* begin *
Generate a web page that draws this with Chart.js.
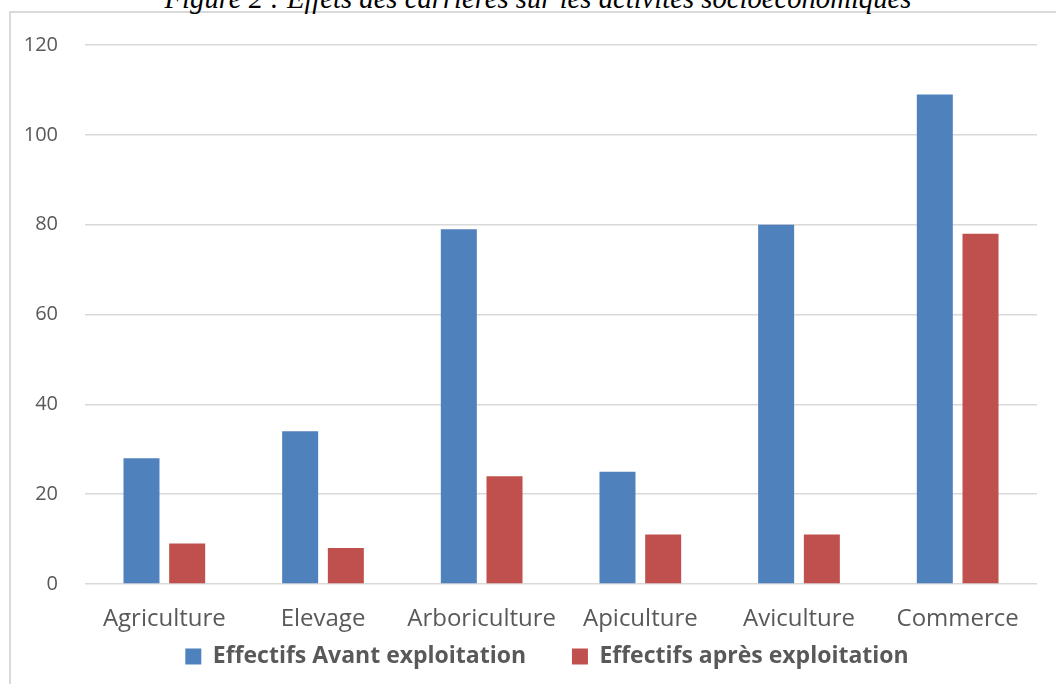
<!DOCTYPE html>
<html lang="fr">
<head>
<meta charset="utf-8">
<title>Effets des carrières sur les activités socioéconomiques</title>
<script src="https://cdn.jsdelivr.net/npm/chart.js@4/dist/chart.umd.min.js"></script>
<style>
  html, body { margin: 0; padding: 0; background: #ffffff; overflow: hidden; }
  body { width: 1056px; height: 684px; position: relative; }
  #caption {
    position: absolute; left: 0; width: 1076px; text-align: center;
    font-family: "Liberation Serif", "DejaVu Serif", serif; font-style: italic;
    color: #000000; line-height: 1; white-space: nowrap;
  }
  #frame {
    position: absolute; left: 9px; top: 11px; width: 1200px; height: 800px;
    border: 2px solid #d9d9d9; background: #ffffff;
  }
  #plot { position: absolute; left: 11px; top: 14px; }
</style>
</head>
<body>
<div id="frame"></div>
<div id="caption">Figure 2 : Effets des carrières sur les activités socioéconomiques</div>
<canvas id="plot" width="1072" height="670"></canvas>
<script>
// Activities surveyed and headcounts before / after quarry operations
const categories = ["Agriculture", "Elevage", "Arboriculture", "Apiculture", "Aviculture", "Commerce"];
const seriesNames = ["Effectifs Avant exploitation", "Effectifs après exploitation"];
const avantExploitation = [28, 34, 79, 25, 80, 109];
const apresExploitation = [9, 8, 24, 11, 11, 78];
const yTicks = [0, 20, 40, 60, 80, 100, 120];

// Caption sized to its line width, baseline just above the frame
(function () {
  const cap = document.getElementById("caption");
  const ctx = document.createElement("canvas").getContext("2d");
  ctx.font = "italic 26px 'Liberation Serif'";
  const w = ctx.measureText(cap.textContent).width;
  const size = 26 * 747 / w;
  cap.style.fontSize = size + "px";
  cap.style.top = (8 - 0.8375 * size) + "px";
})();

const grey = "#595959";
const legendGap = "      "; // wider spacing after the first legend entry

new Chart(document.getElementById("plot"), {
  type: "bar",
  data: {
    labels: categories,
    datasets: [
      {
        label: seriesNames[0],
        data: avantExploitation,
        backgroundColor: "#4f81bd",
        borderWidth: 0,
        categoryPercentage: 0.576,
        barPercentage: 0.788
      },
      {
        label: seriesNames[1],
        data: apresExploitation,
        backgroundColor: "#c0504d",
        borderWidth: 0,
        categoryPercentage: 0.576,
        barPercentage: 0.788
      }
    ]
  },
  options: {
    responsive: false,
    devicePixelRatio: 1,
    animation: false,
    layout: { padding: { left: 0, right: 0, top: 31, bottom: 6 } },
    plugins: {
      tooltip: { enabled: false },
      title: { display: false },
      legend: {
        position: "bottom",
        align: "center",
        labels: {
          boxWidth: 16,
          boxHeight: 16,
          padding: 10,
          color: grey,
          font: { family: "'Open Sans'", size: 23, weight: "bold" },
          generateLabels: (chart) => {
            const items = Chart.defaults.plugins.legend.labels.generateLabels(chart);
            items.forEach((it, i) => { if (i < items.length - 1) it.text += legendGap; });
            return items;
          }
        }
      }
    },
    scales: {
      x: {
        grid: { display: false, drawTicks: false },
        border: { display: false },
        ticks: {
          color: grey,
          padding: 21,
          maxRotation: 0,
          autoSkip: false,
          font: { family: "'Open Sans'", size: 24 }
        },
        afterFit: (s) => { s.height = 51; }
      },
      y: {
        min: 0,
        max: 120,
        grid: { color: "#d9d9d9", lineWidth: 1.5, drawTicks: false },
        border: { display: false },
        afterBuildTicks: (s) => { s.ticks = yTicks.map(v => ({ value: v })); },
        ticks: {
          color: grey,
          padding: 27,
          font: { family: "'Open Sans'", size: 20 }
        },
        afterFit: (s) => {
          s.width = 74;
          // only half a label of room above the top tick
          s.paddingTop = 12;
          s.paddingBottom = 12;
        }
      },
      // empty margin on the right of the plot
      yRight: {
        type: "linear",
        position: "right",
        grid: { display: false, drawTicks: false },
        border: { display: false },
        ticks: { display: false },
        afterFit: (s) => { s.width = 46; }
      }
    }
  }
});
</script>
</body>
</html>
* end *
Transcribe each line above verbatim, with the pictures left out.

Result for this exercise:
Generate a web page that draws this with Chart.js.
<!DOCTYPE html>
<html lang="fr">
<head>
<meta charset="utf-8">
<title>Effets des carrières sur les activités socioéconomiques</title>
<script src="https://cdn.jsdelivr.net/npm/chart.js@4/dist/chart.umd.min.js"></script>
<style>
  html, body { margin: 0; padding: 0; background: #ffffff; overflow: hidden; }
  body { width: 1056px; height: 684px; position: relative; }
  #caption {
    position: absolute; left: 0; width: 1076px; text-align: center;
    font-family: "Liberation Serif", "DejaVu Serif", serif; font-style: italic;
    color: #000000; line-height: 1; white-space: nowrap;
  }
  #frame {
    position: absolute; left: 9px; top: 11px; width: 1200px; height: 800px;
    border: 2px solid #d9d9d9; background: #ffffff;
  }
  #plot { position: absolute; left: 11px; top: 14px; }
</style>
</head>
<body>
<div id="frame"></div>
<div id="caption">Figure 2 : Effets des carrières sur les activités socioéconomiques</div>
<canvas id="plot" width="1072" height="670"></canvas>
<script>
// Activities surveyed and headcounts before / after quarry operations
const categories = ["Agriculture", "Elevage", "Arboriculture", "Apiculture", "Aviculture", "Commerce"];
const seriesNames = ["Effectifs Avant exploitation", "Effectifs après exploitation"];
const avantExploitation = [28, 34, 79, 25, 80, 109];
const apresExploitation = [9, 8, 24, 11, 11, 78];
const yTicks = [0, 20, 40, 60, 80, 100, 120];

// Caption sized to its line width, baseline just above the frame
(function () {
  const cap = document.getElementById("caption");
  const ctx = document.createElement("canvas").getContext("2d");
  ctx.font = "italic 26px 'Liberation Serif'";
  const w = ctx.measureText(cap.textContent).width;
  const size = 26 * 747 / w;
  cap.style.fontSize = size + "px";
  cap.style.top = (8 - 0.8375 * size) + "px";
})();

const grey = "#595959";
const legendGap = "      "; // wider spacing after the first legend entry

new Chart(document.getElementById("plot"), {
  type: "bar",
  data: {
    labels: categories,
    datasets: [
      {
        label: seriesNames[0],
        data: avantExploitation,
        backgroundColor: "#4f81bd",
        borderWidth: 0,
        categoryPercentage: 0.576,
        barPercentage: 0.788
      },
      {
        label: seriesNames[1],
        data: apresExploitation,
        backgroundColor: "#c0504d",
        borderWidth: 0,
        categoryPercentage: 0.576,
        barPercentage: 0.788
      }
    ]
  },
  options: {
    responsive: false,
    devicePixelRatio: 1,
    animation: false,
    layout: { padding: { left: 0, right: 0, top: 31, bottom: 6 } },
    plugins: {
      tooltip: { enabled: false },
      title: { display: false },
      legend: {
        position: "bottom",
        align: "center",
        labels: {
          boxWidth: 16,
          boxHeight: 16,
          padding: 10,
          color: grey,
          font: { family: "'Open Sans'", size: 23, weight: "bold" },
          generateLabels: (chart) => {
            const items = Chart.defaults.plugins.legend.labels.generateLabels(chart);
            items.forEach((it, i) => { if (i < items.length - 1) it.text += legendGap; });
            return items;
          }
        }
      }
    },
    scales: {
      x: {
        grid: { display: false, drawTicks: false },
        border: { display: false },
        ticks: {
          color: grey,
          padding: 21,
          maxRotation: 0,
          autoSkip: false,
          font: { family: "'Open Sans'", size: 24 }
        },
        afterFit: (s) => { s.height = 51; }
      },
      y: {
        min: 0,
        max: 120,
        grid: { color: "#d9d9d9", lineWidth: 1.5, drawTicks: false },
        border: { display: false },
        afterBuildTicks: (s) => { s.ticks = yTicks.map(v => ({ value: v })); },
        ticks: {
          color: grey,
          padding: 27,
          font: { family: "'Open Sans'", size: 20 }
        },
        afterFit: (s) => {
          s.width = 74;
          // only half a label of room above the top tick
          s.paddingTop = 12;
          s.paddingBottom = 12;
        }
      },
      // empty margin on the right of the plot
      yRight: {
        type: "linear",
        position: "right",
        grid: { display: false, drawTicks: false },
        border: { display: false },
        ticks: { display: false },
        afterFit: (s) => { s.width = 46; }
      }
    }
  }
});
</script>
</body>
</html>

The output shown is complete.